Tarun was a deep thinker on his subject, so he had a point of view. His credibility as an HR professional was first, that he solved problems with a disarming smile but he did not pretend to solve all problems; second, that he never carried his unsolved problems as furrows on his brow; third, that he could express disagreement agreeably. Above all, he never seemed hassled; it was as if he knew his own mortality. Not many professionals could display this combination of qualities in HR or any other function.

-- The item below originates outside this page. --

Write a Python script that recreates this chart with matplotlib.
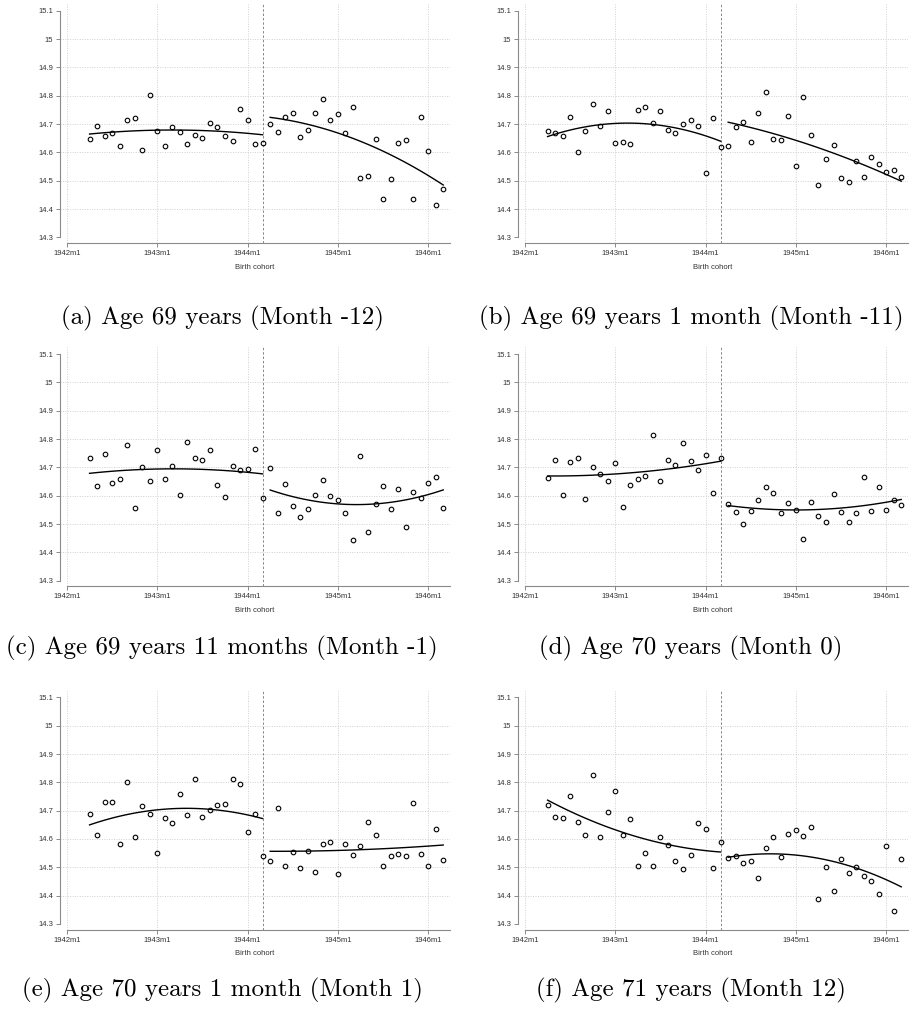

To gain industrial relations experience, he moved to the restless Sewri factory during the 1970s. Out of touching sweating shoulders, he understood human resources differently, at the grass roots; he did not want to be a mere theorist. He was always included in Unilever’s global exercises to figure out latest practice in HR. Sound organizational structuring and span of control became his speciality in the 1980s. Sometimes under pressure with his bosses on job classification, he would win his point of view by praising the boss first, and then pointing out the dangers of a particular decision. In an aggressive work culture, he was a balm. He was ‘agony uncle’ to generations of Lever managers.
Surprise of all, in 1987 at the age of 50 with four girls at home, he became an entrepreneur in the HR business. His wife, Pratibha, had started Shilputsi, a small recruitment firm, named out of a combination of the names of their three lovely daughters. As Pratibha would joke, it took a Brahmin wife to persuade a Vania husband to become entrepreneurial!
And what a firm they both built. Shilputsi still stands tall today. From recruiting, they moved on to consulting on organizational design and change management. There are few firms that have not gained from the sage advice of Tarun and Pratibha.
Tarun will not be remembered for propounding any startling theory. He will be remembered as a humane HR person, an epithet not easily ascribed to HR by line managers. He was a natural leader of hearts. More importantly, he will be remembered by the chelas and students he leaves behind in corporate India. That is the true mark of a teacher: that he taught many to fish rather than to eat fish!